→ Task statement
Your answer should be a single number: the count of lines that hold the word "this".

Records with drawing code:
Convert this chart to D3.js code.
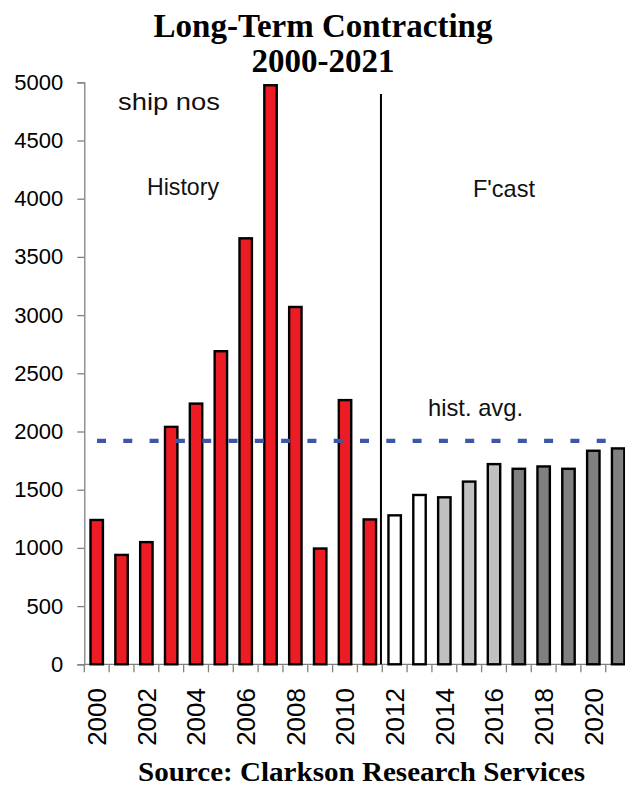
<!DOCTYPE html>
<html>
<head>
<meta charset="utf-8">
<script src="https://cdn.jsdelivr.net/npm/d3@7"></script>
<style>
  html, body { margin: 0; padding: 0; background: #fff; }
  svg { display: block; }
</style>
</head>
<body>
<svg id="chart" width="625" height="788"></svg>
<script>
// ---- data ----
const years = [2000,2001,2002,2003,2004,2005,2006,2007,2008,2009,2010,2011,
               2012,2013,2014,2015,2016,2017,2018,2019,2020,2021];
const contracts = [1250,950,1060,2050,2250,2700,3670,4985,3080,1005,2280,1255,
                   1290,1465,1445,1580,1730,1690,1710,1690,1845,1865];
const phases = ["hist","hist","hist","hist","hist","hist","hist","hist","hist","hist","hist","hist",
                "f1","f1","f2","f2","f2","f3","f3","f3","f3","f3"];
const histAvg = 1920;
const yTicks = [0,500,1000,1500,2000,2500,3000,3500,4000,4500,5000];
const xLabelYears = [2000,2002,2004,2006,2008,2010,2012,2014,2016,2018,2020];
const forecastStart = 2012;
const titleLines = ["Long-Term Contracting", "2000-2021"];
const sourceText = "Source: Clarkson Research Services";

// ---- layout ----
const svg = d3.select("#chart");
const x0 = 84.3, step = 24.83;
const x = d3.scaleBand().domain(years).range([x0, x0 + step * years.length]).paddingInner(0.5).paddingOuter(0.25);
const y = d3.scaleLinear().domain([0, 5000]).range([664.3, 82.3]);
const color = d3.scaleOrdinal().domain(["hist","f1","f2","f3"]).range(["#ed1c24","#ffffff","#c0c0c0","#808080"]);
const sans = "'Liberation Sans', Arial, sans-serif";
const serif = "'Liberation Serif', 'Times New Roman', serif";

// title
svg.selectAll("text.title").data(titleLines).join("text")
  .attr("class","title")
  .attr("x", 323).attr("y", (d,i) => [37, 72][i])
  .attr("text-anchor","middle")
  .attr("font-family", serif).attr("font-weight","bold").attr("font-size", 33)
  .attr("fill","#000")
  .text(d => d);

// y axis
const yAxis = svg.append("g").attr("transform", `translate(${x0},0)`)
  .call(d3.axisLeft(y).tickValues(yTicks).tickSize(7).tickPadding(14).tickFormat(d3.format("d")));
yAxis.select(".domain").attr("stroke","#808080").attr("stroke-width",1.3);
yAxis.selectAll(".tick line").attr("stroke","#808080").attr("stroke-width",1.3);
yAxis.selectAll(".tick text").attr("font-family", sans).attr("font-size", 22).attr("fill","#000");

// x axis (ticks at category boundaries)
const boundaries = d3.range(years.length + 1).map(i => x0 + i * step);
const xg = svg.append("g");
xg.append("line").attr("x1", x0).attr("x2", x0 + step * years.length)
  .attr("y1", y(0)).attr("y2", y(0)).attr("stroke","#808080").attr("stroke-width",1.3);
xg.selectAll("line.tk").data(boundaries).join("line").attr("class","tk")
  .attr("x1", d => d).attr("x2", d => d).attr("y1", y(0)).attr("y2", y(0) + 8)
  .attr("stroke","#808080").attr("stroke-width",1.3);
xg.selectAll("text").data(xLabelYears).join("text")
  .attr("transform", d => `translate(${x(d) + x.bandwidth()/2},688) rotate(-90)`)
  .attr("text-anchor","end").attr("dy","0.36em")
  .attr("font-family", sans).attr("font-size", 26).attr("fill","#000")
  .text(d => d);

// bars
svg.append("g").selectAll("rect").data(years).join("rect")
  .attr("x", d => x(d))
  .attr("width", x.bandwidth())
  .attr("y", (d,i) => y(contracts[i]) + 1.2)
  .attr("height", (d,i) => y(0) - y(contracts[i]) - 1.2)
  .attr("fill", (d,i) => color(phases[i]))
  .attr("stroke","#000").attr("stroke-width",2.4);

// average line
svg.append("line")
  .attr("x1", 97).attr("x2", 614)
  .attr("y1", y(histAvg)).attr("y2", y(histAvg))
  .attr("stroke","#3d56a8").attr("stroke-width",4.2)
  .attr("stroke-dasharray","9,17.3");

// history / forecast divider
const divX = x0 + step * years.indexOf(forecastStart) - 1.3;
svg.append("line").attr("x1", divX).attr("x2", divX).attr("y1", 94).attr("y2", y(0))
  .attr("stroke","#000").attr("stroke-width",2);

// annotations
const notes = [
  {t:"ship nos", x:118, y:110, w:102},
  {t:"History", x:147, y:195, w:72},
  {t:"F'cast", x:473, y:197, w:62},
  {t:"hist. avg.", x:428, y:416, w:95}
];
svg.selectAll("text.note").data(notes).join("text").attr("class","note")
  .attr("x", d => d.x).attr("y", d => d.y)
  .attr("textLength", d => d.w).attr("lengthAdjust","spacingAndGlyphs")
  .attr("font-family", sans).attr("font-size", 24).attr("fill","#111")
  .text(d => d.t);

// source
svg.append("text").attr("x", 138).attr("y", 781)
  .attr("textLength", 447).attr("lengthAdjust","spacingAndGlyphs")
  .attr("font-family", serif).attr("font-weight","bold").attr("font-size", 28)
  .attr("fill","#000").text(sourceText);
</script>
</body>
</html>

==

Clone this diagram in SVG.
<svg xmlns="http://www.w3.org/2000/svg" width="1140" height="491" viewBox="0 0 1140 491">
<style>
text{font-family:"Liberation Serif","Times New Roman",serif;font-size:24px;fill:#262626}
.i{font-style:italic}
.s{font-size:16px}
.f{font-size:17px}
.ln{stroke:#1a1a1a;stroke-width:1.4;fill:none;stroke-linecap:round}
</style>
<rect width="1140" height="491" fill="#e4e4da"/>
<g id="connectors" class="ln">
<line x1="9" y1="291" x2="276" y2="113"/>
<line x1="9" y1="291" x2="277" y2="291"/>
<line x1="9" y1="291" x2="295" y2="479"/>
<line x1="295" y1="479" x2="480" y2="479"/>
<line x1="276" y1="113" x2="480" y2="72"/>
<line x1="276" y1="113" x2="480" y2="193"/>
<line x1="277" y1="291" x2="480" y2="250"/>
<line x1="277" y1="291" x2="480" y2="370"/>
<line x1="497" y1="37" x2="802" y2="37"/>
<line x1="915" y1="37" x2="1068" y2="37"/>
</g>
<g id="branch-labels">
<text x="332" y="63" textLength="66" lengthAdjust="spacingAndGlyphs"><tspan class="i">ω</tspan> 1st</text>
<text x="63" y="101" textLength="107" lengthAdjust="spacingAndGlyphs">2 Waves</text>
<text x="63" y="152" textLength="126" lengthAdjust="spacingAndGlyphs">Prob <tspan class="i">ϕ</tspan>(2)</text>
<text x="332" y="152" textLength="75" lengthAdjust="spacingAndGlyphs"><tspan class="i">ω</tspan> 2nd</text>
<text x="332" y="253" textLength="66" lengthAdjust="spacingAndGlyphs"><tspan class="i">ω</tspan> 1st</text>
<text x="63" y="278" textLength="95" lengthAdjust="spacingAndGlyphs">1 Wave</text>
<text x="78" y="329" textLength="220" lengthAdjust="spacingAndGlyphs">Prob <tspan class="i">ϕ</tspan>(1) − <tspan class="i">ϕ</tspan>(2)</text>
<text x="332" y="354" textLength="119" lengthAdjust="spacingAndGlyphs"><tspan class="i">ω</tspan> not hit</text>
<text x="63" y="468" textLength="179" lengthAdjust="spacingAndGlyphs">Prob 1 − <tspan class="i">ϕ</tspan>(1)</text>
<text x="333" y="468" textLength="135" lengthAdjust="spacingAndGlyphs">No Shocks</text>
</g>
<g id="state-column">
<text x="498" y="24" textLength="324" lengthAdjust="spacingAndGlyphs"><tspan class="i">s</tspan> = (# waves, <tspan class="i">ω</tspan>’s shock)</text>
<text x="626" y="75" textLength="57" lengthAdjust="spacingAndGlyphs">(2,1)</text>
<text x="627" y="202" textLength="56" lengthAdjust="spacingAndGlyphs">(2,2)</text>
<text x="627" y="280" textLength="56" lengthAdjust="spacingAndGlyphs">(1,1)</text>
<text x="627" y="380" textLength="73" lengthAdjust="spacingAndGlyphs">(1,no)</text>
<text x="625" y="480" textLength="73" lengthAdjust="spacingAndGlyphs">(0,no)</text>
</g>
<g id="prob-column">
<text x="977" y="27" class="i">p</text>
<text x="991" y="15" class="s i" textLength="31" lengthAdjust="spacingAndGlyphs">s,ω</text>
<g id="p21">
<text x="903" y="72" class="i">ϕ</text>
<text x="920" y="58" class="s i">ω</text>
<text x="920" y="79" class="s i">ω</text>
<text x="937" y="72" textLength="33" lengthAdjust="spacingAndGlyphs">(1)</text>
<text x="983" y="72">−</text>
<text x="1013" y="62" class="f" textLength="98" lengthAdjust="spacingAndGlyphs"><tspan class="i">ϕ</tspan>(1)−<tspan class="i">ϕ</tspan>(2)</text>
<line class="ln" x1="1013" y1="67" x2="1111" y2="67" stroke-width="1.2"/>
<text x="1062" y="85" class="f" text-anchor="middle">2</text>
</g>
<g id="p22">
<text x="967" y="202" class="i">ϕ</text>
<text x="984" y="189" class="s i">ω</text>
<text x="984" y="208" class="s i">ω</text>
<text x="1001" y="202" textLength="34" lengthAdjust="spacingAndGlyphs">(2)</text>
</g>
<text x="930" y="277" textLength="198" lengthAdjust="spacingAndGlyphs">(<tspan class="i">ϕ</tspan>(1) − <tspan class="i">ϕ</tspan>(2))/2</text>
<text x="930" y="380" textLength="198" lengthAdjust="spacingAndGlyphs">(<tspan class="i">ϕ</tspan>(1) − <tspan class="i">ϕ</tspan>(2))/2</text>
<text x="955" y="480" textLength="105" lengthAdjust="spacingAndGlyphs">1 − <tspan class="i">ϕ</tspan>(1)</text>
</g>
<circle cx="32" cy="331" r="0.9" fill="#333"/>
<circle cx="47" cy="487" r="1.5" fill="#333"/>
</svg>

→ Task output
2